The film was high school era Marie in a TLA clamshell, some dry documentary about a couple of eccentric and crusty sisters who lived in a doddery squat someplace Welsh or British — just quirky enough to earn them thrift store video shelf syndication. I liked it fine, and once the credits had commenced we must have talked it over a bit as we sat on sub-street level carpeting. At one point or another I perused the bookshelves of audio documents the real Man of the House had collected — live bootlegs of bands like Tool, Dave Matthews Band, and other mainstream-cum-subculture groups that have inspired many middle-aged and disposably incomed former musicians to dedicate secret corners of their suburban reformatories to shrine-like archives. The carefully penned performance dates and venue names were interesting, for a time, before ceasing to be.
Sometime around the latter clause Marie disappeared from the room, and I turned my attention to the cheap, fingertrap magic of her vacant chair. It was magic because it had no legs, only the stiff plastic seat and back support, but by sitting in it on the floor one could be effectively suspended in animation. It was cheap because, like a Chinese fingertrap, its magic didn’t defy but rather relied upon forces of nature (gravity, the golden corporal ratio) in order to work, and looked like flimsy crap in the meantime. Bored and still alive in a world some two years removed from phone-sized Internet access, I decided to try an experiment and place my head upon it, as though it were a pillow. This wasn’t comfortable, or unboring, but it worked. A few moments later Marie returned, and decided to try an experiment of her own, sitting back down in her chair without first asking me to remove my head from its corner.
This also worked, and solved everything my weak scientific inquiry hadn’t. Somehow she had managed to sidle herself in with one smooth motion, and suddenly my head was in her lap, my hair cushioned by her dress on one side and being gently sieved by a little hand on the other. Like so many other young men with a lot of hard typewriter nights in their weekends past and future, I managed to remain eluded by the obvious intentions behind her gesture, almost forcibly on my part. A ton of lovely chances fell into my lap during high school, and I let most of them slip, for all the strangest non-reasons.

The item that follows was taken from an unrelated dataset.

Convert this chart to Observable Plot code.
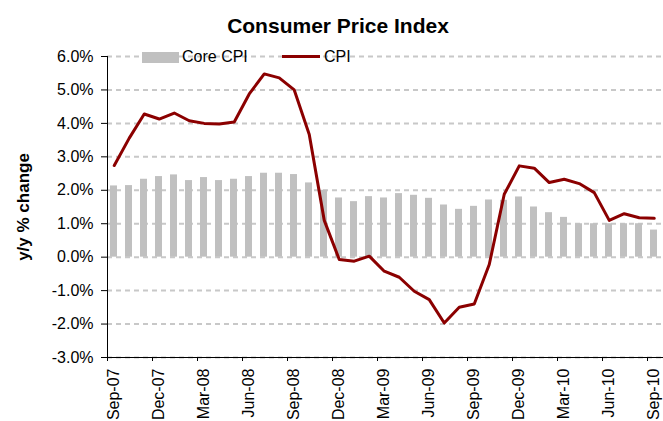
<!DOCTYPE html>
<html>
<head>
<meta charset="utf-8">
<script src="https://cdn.jsdelivr.net/npm/d3@7"></script>
<script src="https://cdn.jsdelivr.net/npm/@observablehq/plot@0.6"></script>
<style>
  body { margin: 0; background: #fff; font-family: "Liberation Sans", Arial, sans-serif; color: #000; }
  #wrap { position: relative; width: 663px; height: 421px; overflow: hidden; background: #fff; }
  #title { height: 40px; box-sizing: border-box; padding-top: 15px; padding-left: 13px; font-size: 21px; line-height: 21px; font-weight: bold; text-align: center; white-space: nowrap; }
  .lg { position: absolute; }
  .lgtext { position: absolute; top: 49px; font-size: 16px; line-height: 16px; white-space: nowrap; }
  #chart svg { display: block; }
  #chart g[aria-label="y-axis label"] text { font-weight: bold; }
</style>
</head>
<body>
<div id="wrap">
  <div id="title">Consumer Price Index</div>
  <div id="chart"></div>
  <div class="lg" style="left:142px;top:52px;width:37px;height:11px;background:#c0c0c0;"></div>
  <div class="lgtext" style="left:182px;">Core CPI</div>
  <div class="lg" style="left:282px;top:55px;width:38px;height:3px;background:#8b0000;"></div>
  <div class="lgtext" style="left:324px;">CPI</div>
</div>
<script>
// Months (categories)
const months = [
  "Sep-07","Oct-07","Nov-07","Dec-07","Jan-08","Feb-08","Mar-08","Apr-08","May-08","Jun-08","Jul-08","Aug-08","Sep-08",
  "Oct-08","Nov-08","Dec-08","Jan-09","Feb-09","Mar-09","Apr-09","May-09","Jun-09","Jul-09","Aug-09","Sep-09",
  "Oct-09","Nov-09","Dec-09","Jan-10","Feb-10","Mar-10","Apr-10","May-10","Jun-10","Jul-10","Aug-10","Sep-10"
];
// Core CPI, y/y % change (bars)
const coreCPI = [
  2.13,2.14,2.33,2.41,2.46,2.29,2.38,2.29,2.33,2.41,2.51,2.51,2.47,
  2.22,2.0,1.77,1.66,1.81,1.77,1.9,1.85,1.76,1.56,1.43,1.52,
  1.71,1.7,1.8,1.5,1.33,1.19,1.0,1.0,1.0,1.0,1.0,0.81
];
// CPI, y/y % change (line)
const cpi = [
  2.74,3.56,4.28,4.13,4.31,4.08,4.0,3.98,4.04,4.88,5.48,5.36,5.0,
  3.67,1.1,-0.07,-0.12,0.03,-0.42,-0.6,-1.02,-1.27,-1.97,-1.5,-1.4,
  -0.22,1.88,2.73,2.66,2.23,2.33,2.2,1.93,1.1,1.3,1.18,1.16
];
// Axis ticks
const yTicks = [-3,-2,-1,0,1,2,3,4,5,6];
const xTickLabels = ["Sep-07","Dec-07","Mar-08","Jun-08","Sep-08","Dec-08","Mar-09","Jun-09","Sep-09","Dec-09","Mar-10","Jun-10","Sep-10"];

const rows = months.map((m, i) => ({i, month: m, core: coreCPI[i], cpi: cpi[i]}));
const tickPos = xTickLabels.map(l => months.indexOf(l));
const labelPos = tickPos.map(p => p + 0.4);

const chart = Plot.plot({
  width: 663,
  height: 381,
  marginTop: 16,
  marginBottom: 64,
  marginLeft: 107,
  marginRight: 0,
  x: {domain: [0, months.length], range: [107, 107 + months.length * 15.0]},
  y: {domain: [-3, 6]},
  style: {fontFamily: "'Liberation Sans', Arial, sans-serif", fontSize: "16px", color: "#000", background: "#fff"},
  marks: [
    Plot.gridY(yTicks, {stroke: "#c8c8c8", strokeOpacity: 1, strokeWidth: 2, strokeDasharray: "5,4"}),
    Plot.rect(rows, {x1: "i", x2: d => d.i + 1, y1: 0, y2: "core", fill: "#c0c0c0", insetLeft: 3, insetRight: 5}),
    Plot.line(rows, {x: d => d.i + 0.45, y: "cpi", stroke: "#8b0000", strokeWidth: 3, strokeLinejoin: "round"}),
    Plot.ruleX([0], {stroke: "#000", strokeWidth: 1}),
    Plot.ruleY([-3], {stroke: "#000", strokeWidth: 1}),
    Plot.axisY(yTicks, {tickSize: 6, tickPadding: 8, tickFormat: d => d.toFixed(1) + "%", label: null, fontSize: 16}),
    Plot.axisY({ticks: [], label: "y/y % change", labelAnchor: "center", labelOffset: 91, labelArrow: "none", fontSize: 17}),
    Plot.axisX(tickPos, {tickSize: 4, tickFormat: () => "", label: null}),
    Plot.axisX(labelPos, {tickSize: 0, tickPadding: 11, tickRotate: -90, tickFormat: d => months[Math.floor(d)], label: null, fontSize: 16})
  ]
});
document.getElementById("chart").appendChild(chart);
</script>
</body>
</html>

But now that chance had fallen into hers, she seemed to know what to do. Her taste in guys had probably afforded her some experience parsing damaged boy code, and she cracked my half-hid hesitance with accordant fluency. Soon we traded that tacky almost-chair for the floor, our limbs entwined and our eyes set to the Spielberg sci-fi unfolding onscreen. That I felt comfortable enough to lean over her shoulder and interrupt her lips in the middle of some witty quip about aliens was a testament to her skill.
Our brief time together remains unique in my mind for how entirely innocent it felt. No clothes were removed, and all we did was kiss. But there was something especially intimate to it, as if we had in fact found our way to that domestic twilight zone parallel, however distantly, to the typical teen reality we shared. By the time we looked at a clock it was almost daybreak, and I remember sitting on the couch in the first floor living room, the sun beginning to coat the smaller, daytime TV screen in its reflected glare as she lay on my lap, bundled up and smiling peacefully in a shallow sleep.

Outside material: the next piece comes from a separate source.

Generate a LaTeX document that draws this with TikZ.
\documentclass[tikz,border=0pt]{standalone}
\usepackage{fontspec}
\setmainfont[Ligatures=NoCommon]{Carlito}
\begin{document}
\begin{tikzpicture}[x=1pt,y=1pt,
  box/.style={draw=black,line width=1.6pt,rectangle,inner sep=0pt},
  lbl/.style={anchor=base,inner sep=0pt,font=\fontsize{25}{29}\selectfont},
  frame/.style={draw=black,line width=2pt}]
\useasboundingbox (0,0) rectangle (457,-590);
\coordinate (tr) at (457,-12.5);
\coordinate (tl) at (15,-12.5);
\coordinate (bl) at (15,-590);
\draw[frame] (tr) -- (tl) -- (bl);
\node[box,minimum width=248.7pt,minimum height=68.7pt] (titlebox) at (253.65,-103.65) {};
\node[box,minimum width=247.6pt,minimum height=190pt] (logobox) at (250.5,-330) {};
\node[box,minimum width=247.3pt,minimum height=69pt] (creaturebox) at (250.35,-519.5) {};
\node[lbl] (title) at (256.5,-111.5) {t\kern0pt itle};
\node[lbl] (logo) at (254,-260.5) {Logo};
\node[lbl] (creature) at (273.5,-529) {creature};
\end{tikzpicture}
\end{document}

“Wait a minute,” she said, behind the wheel again, watching the train pull away for the city without me. “I think there’s another station close to here that’s got one coming soon.” It must have taken some time to rouse ourselves from the empty home, shuffle into the car and get moving, but it felt as fast as snapping the spine of a dream.

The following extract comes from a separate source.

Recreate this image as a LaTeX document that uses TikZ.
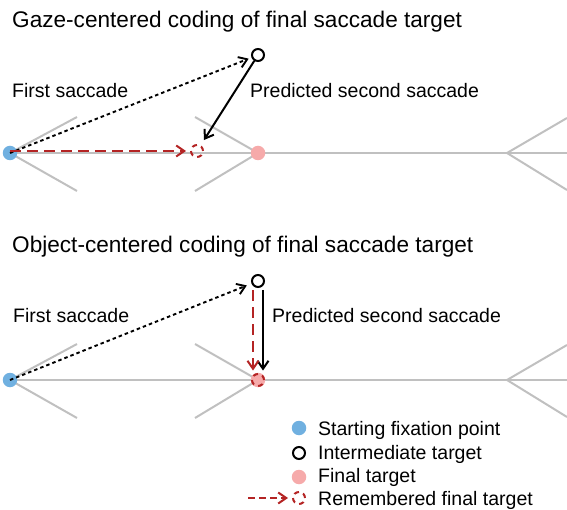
\documentclass[tikz,border=0pt]{standalone}
\usepackage{fontspec}
\setmainfont{Liberation Sans}
\usetikzlibrary{arrows.meta}
\definecolor{fixblue}{RGB}{112,176,224}
\definecolor{finalpink}{RGB}{246,170,170}
\definecolor{memred}{RGB}{180,36,36}
\definecolor{linegray}{RGB}{192,192,192}
\begin{document}
\begin{tikzpicture}[x=1pt,y=-1pt]
        \tikzstyle{every node}=[inner sep=0pt]
        \tikzstyle{title}=[anchor=base west,font=\fontsize{22.6}{26}\selectfont]
        \tikzstyle{label}=[anchor=base west,font=\fontsize{19.5}{23}\selectfont]
        \tikzstyle{fin}=[linegray,line width=2pt]
        \tikzstyle{fixdot}=[circle,fill=fixblue,minimum size=14.5pt]
        \tikzstyle{finaldot}=[circle,fill=finalpink,minimum size=14.5pt]
        \tikzstyle{interdot}=[circle,draw=black,line width=2pt,fill=white,minimum size=12pt]
        \tikzstyle{memdot}=[circle,draw=memred,line width=2pt,dash pattern=on 5pt off 4.4pt,minimum size=12pt]
        \tikzstyle{firstsac}=[black,line width=1.9pt,dash pattern=on 3.5pt off 3pt,-{Straight Barb[length=8pt,width=11pt]}]
        \tikzstyle{secondsac}=[black,line width=2pt,-{Straight Barb[length=8pt,width=11pt]}]
        \tikzstyle{memsac}=[memred,line width=2pt,dash pattern=on 11pt off 6pt,-{Straight Barb[length=8pt,width=11pt]}]
        \useasboundingbox (0,0) rectangle (567,510);
        % gaze-centered
        \node[title] (title1) at (12,28) {Gaze-centered coding of final saccade target};
        \draw[fin] (10,153) -- (567,153);
        \draw[fin] (77,117) -- (10,153) -- (77,191);
        \draw[fin] (195,117) -- (258,153) -- (195,191);
        \draw[fin] (567,118) -- (507,153) -- (567,190);
        \node[fixdot] (start1) at (10,153) {};
        \node[finaldot] (final1) at (258,153) {};
        \node[interdot] (inter1) at (258,55) {};
        \node[memdot] (remem1) at (197,151) {};
        \draw[firstsac,shorten >=3pt] (start1.center) -- (inter1);
        \draw[secondsac,shorten >=6pt] (inter1) -- (remem1);
        \draw[memsac,shorten >=4pt] ([yshift=2pt]start1.center) -- (remem1);
        \node[label] (first1) at (12,98) {First saccade};
        \node[label] (pred1) at (250,98) {Predicted second saccade};
        % object-centered
        \node[title] (title2) at (12,253) {Object-centered coding of final saccade target};
        \draw[fin] (10,380) -- (567,380);
        \draw[fin] (77,344) -- (10,380) -- (77,418);
        \draw[fin] (195,344) -- (258,380) -- (195,418);
        \draw[fin] (567,345) -- (507,380) -- (567,417);
        \node[fixdot] (start2) at (10,380) {};
        \node[finaldot] (final2) at (258,380) {};
        \node[interdot] (inter2) at (258,281) {};
        \draw[firstsac,shorten >=5pt] (start2.center) -- (inter2);
        \draw[secondsac] ([xshift=5pt,yshift=-2pt]inter2.south) -- ([xshift=5pt,yshift=2pt]final2.north);
        \draw[memsac] ([xshift=-5pt,yshift=-2pt]inter2.south) -- ([xshift=-5pt,yshift=2pt]final2.north);
        \node[memdot] (remem2) at (258,380) {};
        \node[label] (first2) at (13,323) {First saccade};
        \node[label] (pred2) at (272,323) {Predicted second saccade};
        % legend
        \node[fixdot] (keyfix) at (299,428) {};
        \node[interdot] (keyinter) at (299,453) {};
        \node[finaldot] (keyfinal) at (299,477) {};
        \node[memdot] (keymem) at (299,498) {};
        \coordinate (keytail) at (248,498);
        \draw[memsac,dash pattern=on 7pt off 4pt,shorten >=4pt] (keytail) -- (keymem);
        \node[label] (txtfix) at (318,435) {Starting fixation point};
        \node[label] (txtinter) at (318,459) {Intermediate target};
        \node[label] (txtfinal) at (318,482) {Final target};
        \node[label] (txtmem) at (318,505) {Remembered final target};
      \end{tikzpicture}
\end{document}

“No worries,” I assured her, opening my door. “I don’t mind a wait.”
She insisted, and removed her foot from the brake with finality. Not to be outdone, I swung my legs out the open door and dropped my feet to the moving ground, the rubber soles of my off-brand Dunks screaming dramatically against the asphalt. She relented, shouted that I was crazy, and with a smile requited my farewell.
I wasn’t so sure what was going to happen next at the time, but that imaginary plane we shared was not to be repeated or realized — and for a long time, we never spoke a word of it. But for just as long, something new played inside her eyes every time they met mine. Our friendship found its way through the night to that delicate place where it could stand enriched, not in ruins, by having moved just briefly beyond that threshold — as if there were some sweet knowledge between us that most great friends seldom can or get to share. The fact that we have now each written pieces about it means something, though I can’t be quite sure exactly what — I’ve never read hers.
Of course, after she joined my band to lend us her voice at high school’s end, things wound up getting more complicated. Just a couple months later, we wouldn’t even be on speaking terms anymore, and she blamed Jack — her “replacement” — for the death of our friendship. She had said as much to Jack herself.
But she was wrong about that. It wasn’t Jack who had been responsible for my fallout with Marie, but none other than that sad, bright-eyed boy Lupin.